BROWN: “As far as the potential for an outbreak in the United States, we have the best health care facilities in the world and I know our health care professionals are extremely capable of handling these cases. But once again, this underscores the need to secure our borders. We have already seen people with Ebola arrive in the United States through normal channels and the type of havoc that can create. My concern is with our unprotected border where people with Ebola and other infectious diseases can enter the country without being challenged. Senator Shaheen has voted repeatedly against securing the border. I believe that puts us at risk as a nation.”
When Brown says we’ve already seen “people” arrive in the United States with Ebola, I assume he meant to say “person” because only one person has slipped through the cracks. The doctors who were infected with Ebola were brought here intentionally under close supervision for treatment. Only one civilian has been diagnosed with Ebola and unfortunately he died yesterday.
It’s also possible, and it appears increasingly likely, that Brown was referring to the idea that immigrants may be disease carriers.

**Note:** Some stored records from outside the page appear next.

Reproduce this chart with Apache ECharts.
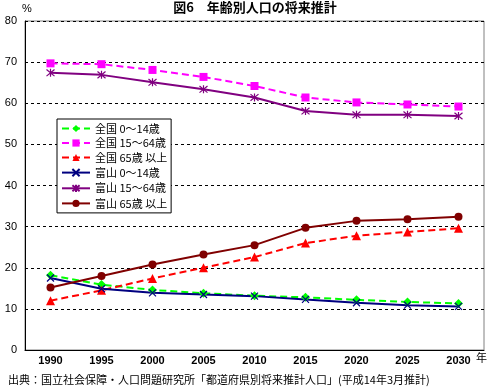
<!DOCTYPE html>
<html><head><meta charset="utf-8">
<script src="https://cdn.jsdelivr.net/npm/echarts@6/dist/echarts.min.js"></script>
<style>html,body{margin:0;padding:0;background:#fff}#c{width:493px;height:390px}</style>
</head><body><div id="c"></div>
<script>
const years = ['1990','1995','2000','2005','2010','2015','2020','2025','2030'];
const yTicks = [0,10,20,30,40,50,60,70,80];
const seriesNames = ['全国 0～14歳','全国 15～64歳','全国 65歳 以上','富山 0～14歳','富山 15～64歳','富山 65歳 以上'];
const zenkoku0_14 = [18.2, 15.9, 14.6, 13.8, 13.2, 12.8, 12.2, 11.7, 11.3];
const zenkoku15_64 = [69.7, 69.5, 68.1, 66.4, 64.2, 61.4, 60.2, 59.7, 59.2];
const zenkoku65 = [12.0, 14.5, 17.4, 20.0, 22.6, 26.0, 27.8, 28.7, 29.6];
const toyama0_14 = [17.5, 14.9, 13.9, 13.5, 13.1, 12.3, 11.5, 10.9, 10.6];
const toyama15_64 = [67.4, 66.9, 65.1, 63.4, 61.4, 58.1, 57.2, 57.2, 56.9];
const toyama65 = [15.2, 18.0, 20.8, 23.2, 25.5, 29.7, 31.4, 31.8, 32.4];

const symX = 'path://M0,0L10,10M10,0L0,10';
const symAst = 'path://M0,0L10,10M10,0L0,10M5,-1L5,11';
function mk(name, data, color, dashed, symbol, size, strokeSym) {
  return {
    name, type: 'line', data, symbol, symbolSize: size,
    lineStyle: {color, width: 2, type: dashed ? [7,4] : 'solid'},
    itemStyle: strokeSym ? {color: 'none', borderColor: color, borderWidth: 1.2} : {color, borderColor: color, borderWidth: 0},
    emphasis: {disabled: true}, animation: false, z: 3
  };
}
const chart = echarts.init(document.getElementById('c'));
const fontNum = 'Liberation Sans, Arial, sans-serif';
const fontJp = '"Noto Sans CJK JP", sans-serif';
chart.setOption({
  animation: false,
  title: {text: '図6　年齢別人口の将来推計', left: 255, top: 1, padding: 0, textAlign: 'center',
    textStyle: {fontFamily: fontJp, fontSize: 13, fontWeight: 'bold', color: '#000'}},
  grid: {left: 25, right: 9, top: 21, bottom: 40, show: true, borderColor: '#808080', borderWidth: 1},
  legend: {
    orient: 'vertical', left: 57, top: 119, padding: [4, 4, 4, 4], itemGap: 3.5,
    itemWidth: 28, itemHeight: 9, backgroundColor: '#fff', borderColor: '#000', borderWidth: 1,
    textStyle: {fontFamily: fontJp, fontSize: 11, color: '#000'},
    data: seriesNames
  },
  xAxis: {
    type: 'category', data: years, boundaryGap: true,
    axisLine: {lineStyle: {color: '#000', width: 1}},
    axisTick: {inside: true, length: 4, interval: 0, lineStyle: {color: '#000'}},
    axisLabel: {fontFamily: fontNum, fontSize: 11, fontWeight: 'bold', color: '#000', margin: 5, interval: 0},
    splitLine: {show: false}
  },
  yAxis: {
    type: 'value', min: yTicks[0], max: yTicks[yTicks.length-1], interval: 10,
    axisLine: {show: true, lineStyle: {color: '#000', width: 1}},
    axisTick: {show: false},
    axisLabel: {fontFamily: fontNum, fontSize: 11, color: '#000', margin: 8},
    splitLine: {lineStyle: {color: '#000', type: [3,3], width: 1}}
  },
  graphic: [
    {type: 'text', left: 22, top: 3, style: {text: '%', font: '11px ' + fontNum, fill: '#000'}},
    {type: 'text', left: 476, top: 352, style: {text: '年', font: '11px ' + fontJp, fill: '#000'}},
    {type: 'text', left: 8, top: 374, style: {text: '出典：国立社会保障・人口問題研究所「都道府県別将来推計人口」(平成14年3月推計)', font: '11px ' + fontJp, fill: '#000'}}
  ],
  series: [
    mk(seriesNames[0], zenkoku0_14, '#00FF00', true, 'diamond', 9, false),
    mk(seriesNames[1], zenkoku15_64, '#FF00FF', true, 'rect', 8, false),
    mk(seriesNames[2], zenkoku65, '#FF0000', true, 'triangle', 9, false),
    mk(seriesNames[3], toyama0_14, '#000080', false, symX, 7, true),
    mk(seriesNames[4], toyama15_64, '#800080', false, symAst, 8, true),
    mk(seriesNames[5], toyama65, '#800000', false, 'circle', 8, false)
  ]
});
</script></body></html>
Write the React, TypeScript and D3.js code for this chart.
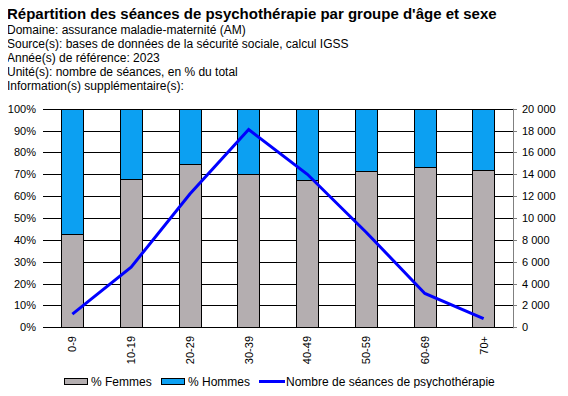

If you’re a regular reader here, you’re probably aware that conservatives, including several sitting congressmen, have been pushing the idea that immigrants may be carrying Ebola since mid-Summer. More recently some have even gone as far as to say that President Obama intentionally allow immigrants into the country to infect the rest of us with Ebola. There is no limit to their batshittery.
Given that Brown’s call to confront ISIS on our southern border is based on a conspiracy theory, I see no reason not to assume his call to stop Ebola on the border is also based on conspiracy theories.
In either case, there is an inescapable racial overtone because while Brown is running for office in New Hampshire, a state that borders Canada, he is focusing all of his attention on our southern border with Mexico approximately two thousand miles away.
Would Brown campaign on the idea that Canadians infected with Ebola pose an imminent threat to national security?
Scott Brown has become a race-baiter in his desperation. Or maybe he always was. His campaign staffers did make whooping sounds and tomahawk chops during his campaign against Elizabeth Warren. His supporters also made racist caricatures of her and called her “Princess Little Big Liar.”